- 著者
-
斎藤 夏来
SAITO Natsuki
- 出版者
- 名古屋大学附属図書館研究開発室
- 雑誌
- 名古屋大学附属図書館研究年報 (ISSN:1348687X)
- 巻号頁・発行日
- vol.17, pp.56-46, 2020-03-31
This paper discusses social ramifications of a cache of old documents dating to 1491 that was sent by a man named Saemon no Taifu that was recently discovered in a storehouse of Daisen-ji temple in the Chita district of Aichi Prefecture. The documents-including a kakocho death register and a genealogy for Saemon no Taifu-are currently housed with papers of the Noma Family and Physicians of the Owari Clan papers in the Nagoya University Manuscript Collection.
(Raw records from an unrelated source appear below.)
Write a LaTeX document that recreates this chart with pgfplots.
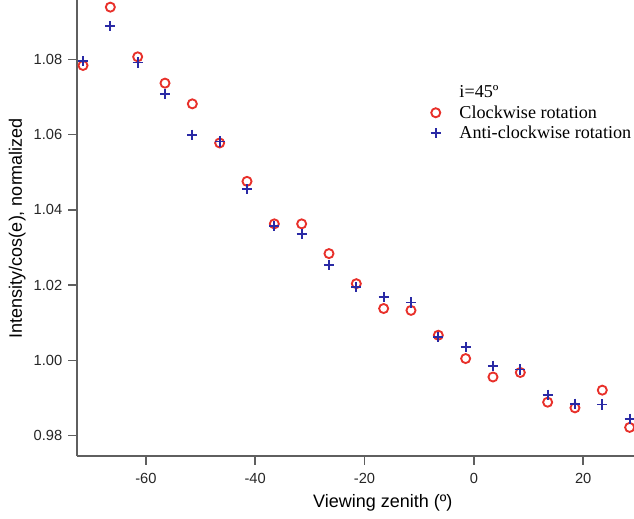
\documentclass[border=0pt]{standalone}
\usepackage{pgfplots}
\pgfplotsset{compat=1.18}
\usepackage{fontspec}
\setmainfont{Liberation Sans}
\newfontfamily\timesfont{Liberation Serif}
\definecolor{cwred}{RGB}{232,48,42}
\definecolor{acblue}{RGB}{42,42,165}
\definecolor{axgray}{RGB}{95,95,95}
\begin{document}
\begin{tikzpicture}[x=1pt,y=1pt]
\path[use as bounding box] (-57.75,-46.5) rectangle (417.75,342);
\begin{axis}[
  at={(0,0)}, anchor=south west,
  scale only axis, width=417.75pt, height=342pt,
  xmin=-72.6, xmax=29.3, ymin=0.9746, ymax=1.0958,
  axis x line*=bottom, axis y line*=left,
  axis line style={axgray, line width=1.1pt, -},
  every tick/.style={axgray, line width=1.1pt},
  tick align=outside, major tick length=6.5pt,
  xtick={-60,-40,-20,0,20}, ytick={0.98,1.00,1.02,1.04,1.06,1.08},
  yticklabel style={/pgf/number format/fixed, /pgf/number format/fixed zerofill, /pgf/number format/precision=2, xshift=-1pt},
  /pgf/number format/assume math mode=true,
  tick label style={font=\fontsize{11}{13}\selectfont, text=black!85},
  xticklabel style={yshift=-3pt},
  xlabel={Viewing zenith (º)},
  ylabel={Intensity/cos(e), normalized},
  label style={font=\fontsize{13.5}{15}\selectfont},
  xlabel style={at={(rel axis cs:0.549,0)}, anchor=north, yshift=-25pt},
  ylabel style={at={(rel axis cs:0,0.5)}, anchor=south, yshift=35pt},
  clip=false,
  legend style={draw=none, fill=none, font=\timesfont\fontsize{13.6}{15}\selectfont,
    at={(rel axis cs:0.616,0.825)}, anchor=north west, row sep=0.5pt,
    column sep=8pt,
    legend cell align=left,
    nodes={inner xsep=6pt}},
]
\addlegendimage{empty legend}
\addlegendentry{i=45º}
\addplot[only marks, mark=o, mark size=3.4pt, cwred, line width=1.4pt] coordinates {
(-71.5,1.0784) (-66.5,1.0939) (-61.5,1.0807) (-56.5,1.0737) (-51.5,1.0682)
(-46.5,1.0578) (-41.5,1.0476) (-36.5,1.0363) (-31.5,1.0363) (-26.5,1.0284)
(-21.5,1.0204) (-16.5,1.0138) (-11.5,1.0133) (-6.5,1.0067) (-1.5,1.0005)
(3.5,0.9956) (8.5,0.9968) (13.5,0.9889) (18.5,0.9874) (23.5,0.9921) (28.5,0.9822)
};
\addlegendentry{Clockwise rotation}
\addplot[only marks, mark=+, mark size=3.8pt, acblue, line width=1.4pt] coordinates {
(-71.5,1.0796) (-66.5,1.0889) (-61.5,1.0792) (-56.5,1.0708) (-51.5,1.0600)
(-46.5,1.0582) (-41.5,1.0455) (-36.5,1.0358) (-31.5,1.0337) (-26.5,1.0254)
(-21.5,1.0195) (-16.5,1.0168) (-11.5,1.0154) (-6.5,1.0062) (-1.5,1.0035)
(3.5,0.9986) (8.5,0.9976) (13.5,0.9909) (18.5,0.9885) (23.5,0.9883) (28.5,0.9845)
};
\addlegendentry{Anti-clockwise rotation}
\end{axis}
\end{tikzpicture}
\end{document}
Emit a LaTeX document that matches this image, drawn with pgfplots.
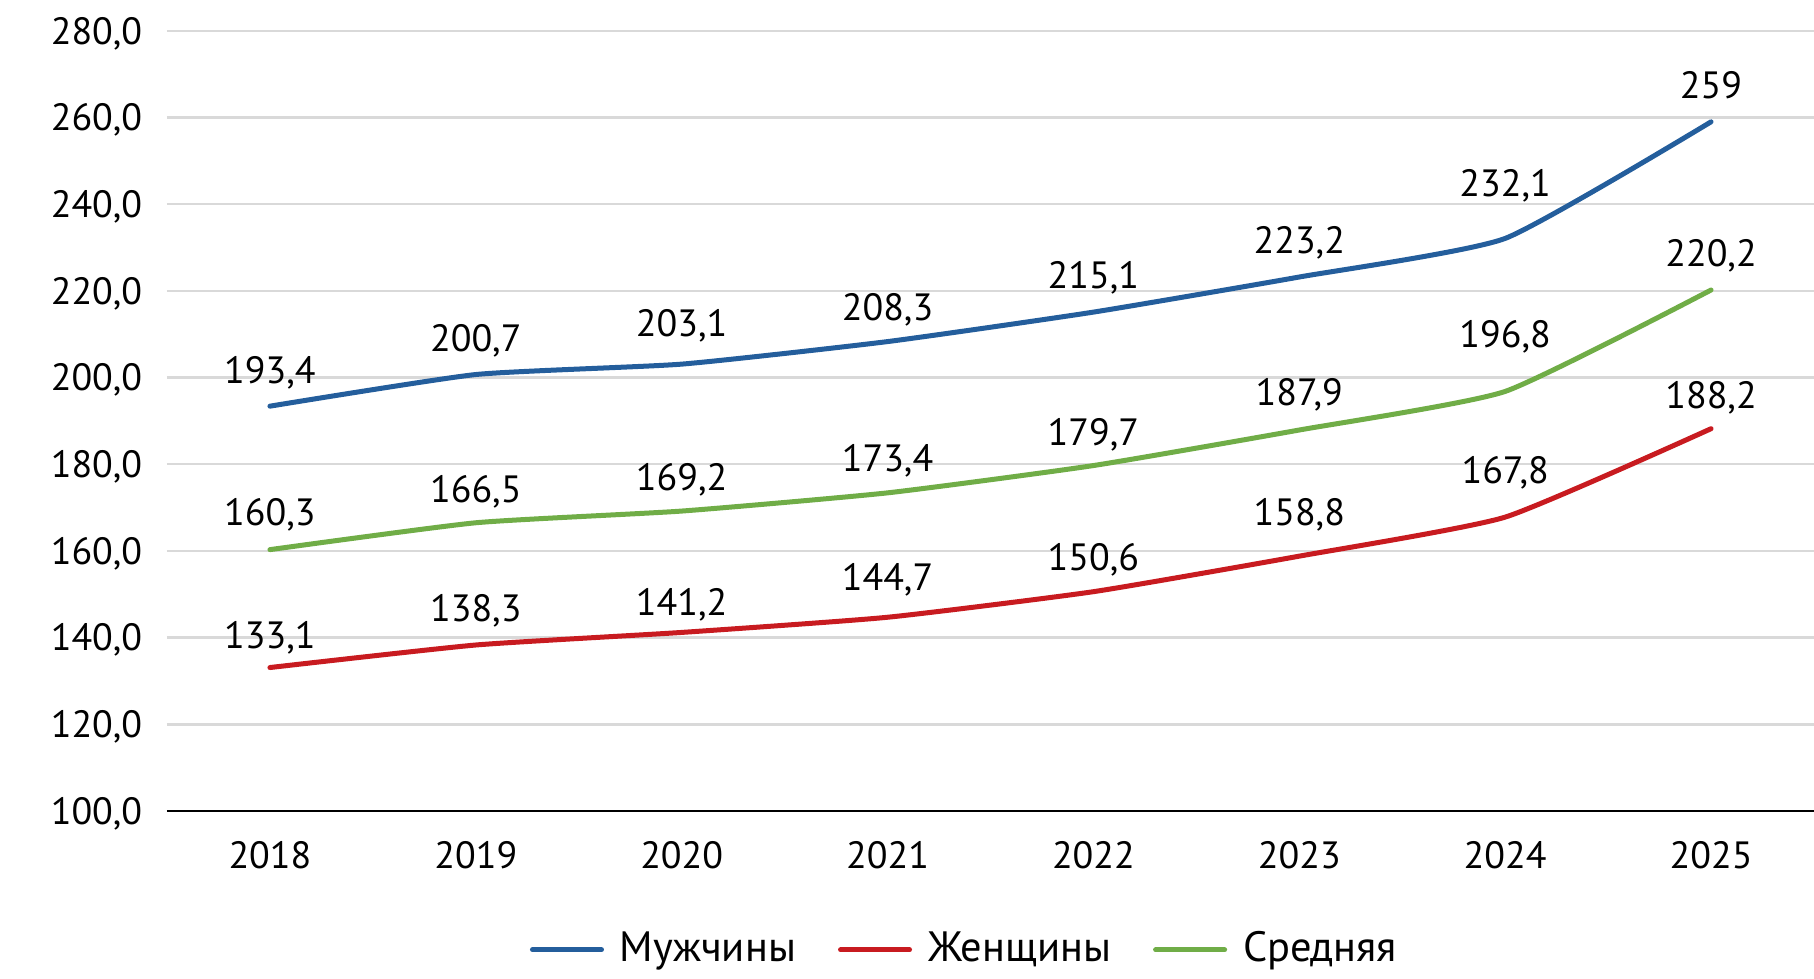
\documentclass[border=0pt]{standalone}
\usepackage{pgfplots}
\pgfplotsset{compat=1.18}
\usepackage{pgfplotstable}
\usepackage{fontspec}
\setmainfont{PT Sans}
\definecolor{cblue}{HTML}{245E9C}
\definecolor{cred}{HTML}{C81B20}
\definecolor{cgreen}{HTML}{70AD47}
\definecolor{cgrid}{HTML}{D9D9D9}

\pgfplotstableread{
x y ly lab
0 193.4 201.8 193,4
1 200.7 209.0 200,7
2 203.1 212.6 203,1
3 208.3 216.3 208,3
4 215.1 223.6 215,1
5 223.2 231.7 223,2
6 232.1 244.8 232,1
7 259.0 267.4 259
}\men
\pgfplotstableread{
x y ly lab
0 133.1 140.6 133,1
1 138.3 146.9 138,3
2 141.2 148.3 141,2
3 144.7 154.0 144,7
4 150.6 158.5 150,6
5 158.8 169.0 158,8
6 167.8 178.7 167,8
7 188.2 196.0 188,2
}\women
\pgfplotstableread{
x y ly lab
0 160.3 169.0 160,3
1 166.5 174.3 166,5
2 169.2 177.0 169,2
3 173.4 181.4 173,4
4 179.7 187.5 179,7
5 187.9 196.7 187,9
6 196.8 210.0 196,8
7 220.2 228.6 220,2
}\avg

\newcommand{\tickfont}{\fontsize{9.5pt}{11pt}\selectfont}
\newcommand{\legfont}{\fontsize{10.6pt}{12pt}\selectfont}

\begin{document}
\begin{tikzpicture}
\begin{axis}[
  scale only axis,
  width=411.75pt, height=195.05pt,
  xmin=-0.5, xmax=7.5, ymin=100, ymax=280,
  ytick={100,120,...,280},
  xtick={0,...,7},
  xticklabels={2018,2019,2020,2021,2022,2023,2024,2025},
  axis x line*=bottom, axis y line*=left,
  y axis line style={draw=none},
  x axis line style={-, black, line width=0.6pt},
  every outer x axis line/.append style={-},
  major tick length=0pt,
  ymajorgrids, grid style={cgrid, line width=0.6pt},
  /pgf/number format/.cd, fixed, fixed zerofill, precision=1, use comma, assume math mode=true,
  /pgfplots/.cd,
  tick label style={font=\tickfont},
  yticklabel style={anchor=base east, inner sep=0pt, xshift=-6pt, yshift=-3.34pt},
  xticklabel style={anchor=base, inner sep=0pt, yshift=-14.34pt},
  clip=false,
  legend style={at={(0.2204,-0.178)}, anchor=west, draw=none, fill=none,
    inner sep=0pt, outer sep=0pt, font=\legfont, legend columns=-1,
    nodes={inner sep=0pt},
    /tikz/every odd column/.append style={column sep=4pt},
    /tikz/every even column/.append style={column sep=10.5pt}},
  legend image code/.code={\draw[#1, line width=1.25pt, line cap=round] (0pt,0pt) -- (17.25pt,0pt);},
  label node/.style={draw=none, forget plot, point meta=explicit symbolic,
    nodes near coords, nodes near coords style={anchor=base, inner sep=0pt, yshift=-3.34pt, font=\tickfont, text=black}},
]
\addplot[cblue, line width=1.25pt, line cap=round, line join=round, smooth, tension=0.3] table[x=x, y=y] {\men};
\addlegendentry{Мужчины}
\addplot[cred, line width=1.25pt, line cap=round, line join=round, smooth, tension=0.3] table[x=x, y=y] {\women};
\addlegendentry{Женщины}
\addplot[cgreen, line width=1.25pt, line cap=round, line join=round, smooth, tension=0.3] table[x=x, y=y] {\avg};
\addlegendentry{Средняя}
\addplot[label node] table[x=x, y=ly, meta=lab] {\men};
\addplot[label node] table[x=x, y=ly, meta=lab] {\women};
\addplot[label node] table[x=x, y=ly, meta=lab] {\avg};
\end{axis}
\pgfresetboundingbox
\path[use as bounding box] (-41.75pt,-41.75pt) rectangle (411.75pt,202.75pt);
\end{tikzpicture}
\end{document}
Among other things, the records reveal (1) that the current Daisen-ji temple in Chita district was erected on the site of a smaller hermitage from the pre-Tokugawa era called Nyoian, (2) that Saemon no Taifu and his immediate successors were jizamurai-that is, part-time samurai warriors who also cultivated the land-thus exemplifying blurrier social distinctions before Toyotomi Hideyoshi implemented his heino bunri policy separating peasants from warriors, and (3) that succession to Saemon no Taifu's position as head priest of the Nyoi-an hermitage could be achieved in a variety of ways: blood-line inheritance, adoption of an adult male successor, or through a master-disciple relationship. Older pre-Tokugawa temples like Nyoi-an were pulled down and replaced by early-modern temples like Daisen-ji as the earlier era of ambiguous social distinctions gave way to Hideyoshi's social policies at the end of the 16th century creating strict separation between warriors and peasants (heino bunri) and between the clergy and laity (sozoku bunri).